Files
nethack/include
PatR 9de8b03c03 X11 lint suppression
Suppress close to 400 warnings generated by gcc on the win/X11/*.c code,
most due to -Wwrite-strings which makes string literals implicitly have
the 'const' attribute.  (Since modifying a string literal results in
undefined behavior, that is an appropriate check to have enabled, but
it can be troublesome since string literals have type 'char *' and code
that uses them that way is correct provided it avoids modifying them.)

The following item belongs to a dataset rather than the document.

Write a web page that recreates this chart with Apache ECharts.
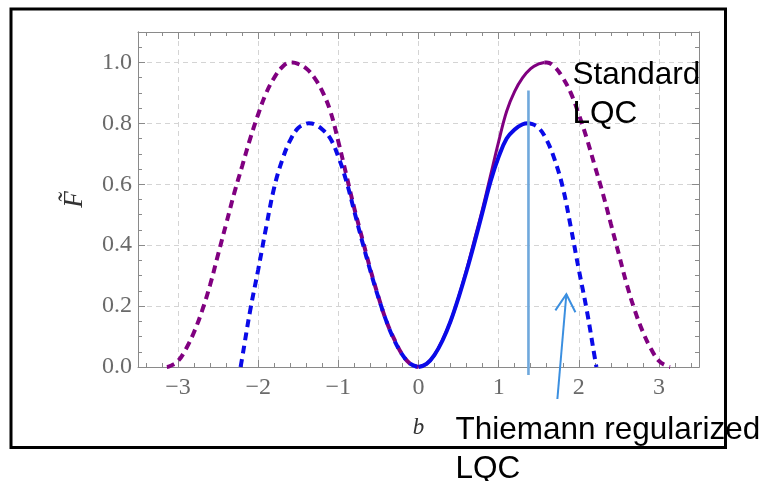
<!DOCTYPE html>
<html><head><meta charset="utf-8">
<script src="https://cdn.jsdelivr.net/npm/echarts@6/dist/echarts.min.js"></script>
<style>html,body{margin:0;padding:0;background:#fff;}#c{width:766px;height:481px;}</style>
</head><body><div id="c"></div>
<script>
// ---- data ----
const xTickLabels = [-3, -2, -1, 0, 1, 2, 3];
const yTickLabels = [0, 0.2, 0.4, 0.6, 0.8, 1.0];

// Standard LQC (purple)
const standardB = [-3.14,-3.1,-3.0,-2.9,-2.8,-2.7,-2.6,-2.5,-2.4,-2.3,-2.2,-2.1,-2.0,-1.9,-1.8,-1.7,-1.6,-1.57,-1.5,-1.4,-1.3,-1.2,-1.1,-1.0,-0.9,-0.8,-0.7,-0.6,-0.5,-0.4,-0.3,-0.2,-0.1,0,
  0.1,0.2,0.3,0.4,0.5,0.6,0.7,0.8,0.9,1.0,1.1,1.2,1.3,1.4,1.5,1.57,1.6,1.7,1.8,1.9,2.0,2.1,2.2,2.3,2.4,2.5,2.6,2.7,2.8,2.9,3.0,3.1,3.14];
const standardF = [0,0.003,0.02,0.06,0.115,0.185,0.27,0.37,0.47,0.57,0.66,0.75,0.83,0.90,0.95,0.985,1.0,1.0,0.995,0.98,0.95,0.905,0.84,0.74,0.63,0.52,0.42,0.32,0.23,0.15,0.09,0.04,0.01,0,
  0.01,0.04,0.09,0.15,0.23,0.32,0.42,0.52,0.63,0.74,0.84,0.905,0.95,0.98,0.995,1.0,1.0,0.985,0.95,0.90,0.83,0.75,0.66,0.57,0.47,0.37,0.27,0.185,0.115,0.06,0.02,0.003,0];
const standardSolid = [0, 1.57];

// Thiemann regularized LQC (blue)
const thiemannB = [-2.22,-2.2,-2.1,-2.0,-1.9,-1.8,-1.7,-1.6,-1.5,-1.4,-1.37,-1.3,-1.2,-1.1,-1.0,-0.9,-0.8,-0.7,-0.6,-0.5,-0.4,-0.3,-0.2,-0.1,0,
  0.1,0.2,0.3,0.4,0.5,0.6,0.7,0.8,0.9,1.0,1.1,1.2,1.3,1.37,1.4,1.5,1.6,1.7,1.8,1.9,2.0,2.1,2.2,2.22];
const thiemannF = [0,0.03,0.186,0.32,0.46,0.59,0.68,0.745,0.785,0.799,0.80,0.797,0.78,0.75,0.69,0.61,0.51,0.41,0.315,0.228,0.15,0.087,0.04,0.01,0,
  0.01,0.04,0.087,0.15,0.228,0.315,0.41,0.51,0.61,0.69,0.75,0.78,0.797,0.80,0.799,0.785,0.745,0.68,0.59,0.46,0.32,0.186,0.03,0];
const thiemannSolid = [0, 1.37];

// annotation anchors (data coordinates)
const markerLine = {b: 1.372, top: 0.908, bottom: -0.026};
const arrowTail = [1.733, -0.105], arrowTip = [1.845, 0.239];
const arrowWingL = [1.708, 0.186], arrowWingR = [1.958, 0.18];

// ---- build ----
function pieces(bs, fs, range) {
  const left = [], solid = [], right = [];
  for (let i = 0; i < bs.length; i++) {
    const p = [bs[i], fs[i]];
    if (bs[i] <= range[0]) left.push(p);
    if (bs[i] >= range[0] && bs[i] <= range[1]) solid.push(p);
    if (bs[i] >= range[1]) right.push(p);
  }
  return {left, solid, right};
}
const PURPLE = '#800080', BLUE = '#0a0ae8';
const FRAME = '#8a8a8a', LABEL = '#6a6a6a', GRIDC = '#d4d4d4';
const pp = pieces(standardB, standardF, standardSolid);
const bp = pieces(thiemannB, thiemannF, thiemannSolid);
function line(data, color, width, dashed) {
  return {type: 'line', data, showSymbol: false, smooth: 0.4, clip: true, silent: true,
    xAxisIndex: 0, yAxisIndex: 0,
    lineStyle: {color, width, type: dashed ? [8, 5.5] : 'solid', cap: 'butt'}, z: 3};
}
const isInt = v => Math.abs(v - Math.round(v)) < 1e-6;
const fmtX = v => !isInt(v) ? '' : (v < 0 ? '\u2212' + Math.abs(Math.round(v)) : String(Math.round(v)));
const fmtY = v => (Math.abs(v * 5 - Math.round(v * 5)) > 1e-6 || v > 1.01) ? '' : v.toFixed(1);
const labelFont = {fontFamily: 'Liberation Serif', fontSize: 24, color: LABEL};
const axLine = {show: true, onZero: false, lineStyle: {color: FRAME, width: 1}};
const split = {show: true, lineStyle: {color: GRIDC, type: [5, 4], width: 1}};

function xAx(pos, main) {
  return {type: 'value', min: -3.5, max: 3.5, splitNumber: 7, position: pos,
    axisLine: axLine,
    axisTick: {show: true, inside: true, length: 7, lineStyle: {color: FRAME, width: 1}},
    minorTick: {show: true, splitNumber: 5, length: 4, lineStyle: {color: FRAME, width: 1}},
    axisLabel: main ? Object.assign({show: true, margin: 9, customValues: xTickLabels, formatter: fmtX}, labelFont) : {show: false},
    splitLine: main ? split : {show: false},
    name: main ? 'b' : '', nameLocation: 'middle', nameGap: 49,
    nameTextStyle: {fontFamily: 'Liberation Serif', fontStyle: 'italic', fontSize: 23, color: '#333'}};
}
function yAx(pos, main) {
  return {type: 'value', min: 0, max: 1.1, interval: 0.2, position: pos,
    axisLine: axLine,
    axisTick: {show: true, inside: true, length: 7, lineStyle: {color: FRAME, width: 1}},
    axisLabel: main ? Object.assign({show: true, margin: 6, customValues: yTickLabels, formatter: fmtY}, labelFont) : {show: false},
    splitLine: main ? split : {show: false},
    name: main ? 'F\u0303' : '', nameLocation: 'middle', nameGap: 50,
    nameTextStyle: {fontFamily: 'Liberation Serif', fontStyle: 'italic', fontSize: 27, color: '#333'}};
}
function yMinor(pos) {
  return {type: 'value', min: 0, max: 1.1, interval: 0.05, position: pos,
    axisLine: axLine,
    axisTick: {show: true, inside: true, length: 4, lineStyle: {color: FRAME, width: 1}},
    axisLabel: {show: false}, splitLine: {show: false}};
}

const chart = echarts.init(document.getElementById('c'), null, {renderer: 'canvas'});
chart.setOption({
  backgroundColor: '#fff',
  animation: false,
  grid: {left: 138, top: 32, right: 67, bottom: 114, containLabel: false},
  xAxis: [xAx('bottom', true), xAx('top', false)],
  yAxis: [yAx('left', true), yAx('right', false), yMinor('left'), yMinor('right')],
  series: [
    line(pp.left, PURPLE, 4, true),
    line(pp.solid, PURPLE, 3, false),
    line(pp.right, PURPLE, 4, true),
    line(bp.left, BLUE, 4, true),
    line(bp.solid, BLUE, 4, false),
    line(bp.right, BLUE, 4, true)
  ]
});

const px = p => chart.convertToPixel({xAxisIndex: 0, yAxisIndex: 0}, p);
const mt = px([markerLine.b, markerLine.top]), mb = px([markerLine.b, markerLine.bottom]);
const at = px(arrowTail), ah = px(arrowTip), wl = px(arrowWingL), wr = px(arrowWingR);
const ARROW = '#3b8fe0';
const annFont = {fontFamily: 'Liberation Sans', fontSize: 31.5, lineHeight: 39, fill: '#000', align: 'left', verticalAlign: 'top'};
chart.setOption({
  graphic: [
    {type: 'rect', shape: {x: 11, y: 9, width: 714.5, height: 438.5}, style: {fill: 'none', stroke: '#000', lineWidth: 3}, z: 1},
    {type: 'line', shape: {x1: mt[0], y1: mt[1], x2: mb[0], y2: mb[1]}, style: {stroke: '#6fa8dc', lineWidth: 2.6}, z: 10},
    {type: 'line', shape: {x1: at[0], y1: at[1], x2: ah[0], y2: ah[1]}, style: {stroke: ARROW, lineWidth: 2}, z: 10},
    {type: 'polyline', shape: {points: [wl, ah, wr]}, style: {stroke: ARROW, lineWidth: 2, fill: 'none'}, z: 10},
    {type: 'text', x: 572.5, y: 56, z: 11, style: Object.assign({text: 'Standard\nLQC'}, annFont)},
    {type: 'text', x: 455.5, y: 411, z: 11, style: Object.assign({text: 'Thiemann regularized\nLQC'}, annFont)}
  ]
});
</script></body></html>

 113  warning: initialization discards qualifiers from pointer target type
 127  warning: assignment discards qualifiers from pointer target type
  29  warning: passing argument discards qualifiers from pointer target type
 109  warning: unused parameter
  12  warning: comparison between signed and unsigned

The nhStr() hack casts to 'char *', explicitly removing 'const', for
situations where it isn't feasible to make code directly honor const.
The vast marjority of uses are for the second parameter to XtSetArg(),
which is a macro that actually performs an assignment with the second
argument rather than passing it in a function.  It takes values like
'XtNtop', which doesn't need to be altered (although in many places I
changed that to nhStr(XtNtop) for uniformity with the surrounding code,
and 'XtNbottom', which does need to have the extra const stripping to
avoid a warning.  Go figure.

The nhUse() hack actually uses its argument in a meaningless way if the
code is compiled with FORCE_ARG_USAGE defined.  When GCC_WARN is defined,
FORCE_ARG_USAGE will be enabled if it hasn't been already.  Example:

 /*ARGUSED*/
 int foo(arg)
   int arg;  /* not used */
 {
+  nhUse(arg);
   return 0;
 }

The extra line will expand to ';' when FORCE_ARG_USAGE is not defined
or too
   nhUse_dummy += (unsigned)arg;
when it is.  I figured direct assignment might lead to a different
warning by some compilers in a situation like
   nhUse(arg);
   nhUse(otherarg);
where the first assignment would be clobbered by the second, and using
bitwise operations or safer '+= (arg != 0)' would most likely generate
more non-useful code.  Some tweaking might turn out to be necessary.